The architecture was introduced on 26 February 1986, when the HP 3000 Series 930 and HP 9000 Model 840 computers were launched featuring the first implementation, the TS1. HP stopped selling PA-RISC-based HP 9000 systems at the end of 2008 but supported servers running PA-RISC chips until 2013. PA-RISC was succeeded by the Itanium (originally IA-64) ISA, jointly developed by HP and Intel.
In the late 1980s, HP was building four series of computers, all based on CISC CPUs. One line was the IBM PC compatible Intel i286-based Vectra Series, started in 1986. All others were non-Intel systems. One of them was the HP Series 300 of Motorola 68000-based workstations, another Series 200 line of technical workstations based on a custom silicon on sapphire (SOS) chip design, the SOS based 16-bit HP 3000 classic series, and finally the HP 9000 Series 500 minicomputers, based on their own (16- and 32-bit) FOCUS microprocessor.
The Precision Architecture is the result of what was known inside Hewlett-Packard as the Spectrum program. HP planned to use Spectrum to move all of their non-PC compatible machines to a single RISC CPU family.
In early 1982, work on the Precision Architecture began at HP Laboratories, defining the instruction set and virtual memory system. Development of the first TTL implementation started in April 1983. With simulation of the processor having completed in 1983, a final processor design was delivered to software developers in July 1984. Systems prototyping followed, with "lab prototypes" being produced in 1985 and product prototypes in 1986.
The first processors were introduced in products during 1986, with the first HP 9000 Series 840 units shipping in November of that year.
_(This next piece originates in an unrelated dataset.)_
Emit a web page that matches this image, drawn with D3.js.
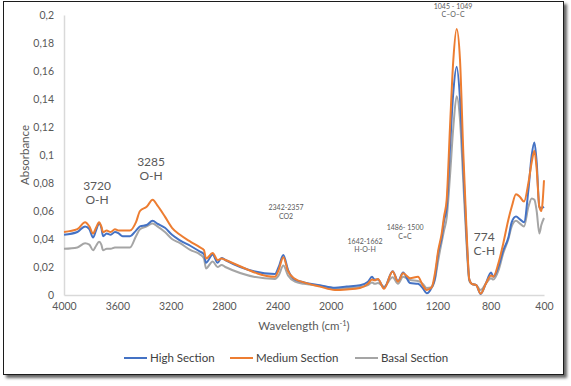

They were also used in a new series of HP 3000 machines in the late 1980s: the 930 and 950, commonly known at the time as Spectrum systems, the name given to them in the development labs. These machines ran MPE-XL, whereas HP 9000 machines employing the PA-RISC processor ran the HP-UX version of Unix. The first implementation of the Precision Architecture was the TS1, a central processing unit built from discrete transistor–transistor logic (74F TTL) devices. Later implementations were multi-chip VLSI designs fabricated in NMOS processes (NS1 and NS2) and CMOS (CS1 and PCX), beginning with the HP 3000 Series 950, HP 9000 Model 850S and HP 9000 Model 825, introduced in late 1987.
The HP Precision Architecture has thirty-two 32-bit integer registers, sixteen 64-bit floating-point registers, and has a single branch delay slot. This means that the instruction immediately following a branch instruction is executed before the program's control flow is transferred to the target instruction of the branch. An HP Precision processor also includes a Processor Status Word (PSW) register. The PSW register contains various flags that enable virtual addressing, protection, interruptions, and other status information. The number of floating-point registers was doubled in the 1.1 version to 32 once it became apparent that 16 were inadequate and restricted performance. The architects included Allen Baum, Hans Jeans, Michael J. Mahon, Ruby Bei-Loh Lee, Russel Kao, Steve Muchnick, Terrence C. Miller, David Fotland, and William S. Worley.
Other operating systems ported to the PA-RISC architecture include Linux, OpenBSD, NetBSD, OSF/1, NeXTSTEP, and ChorusOS.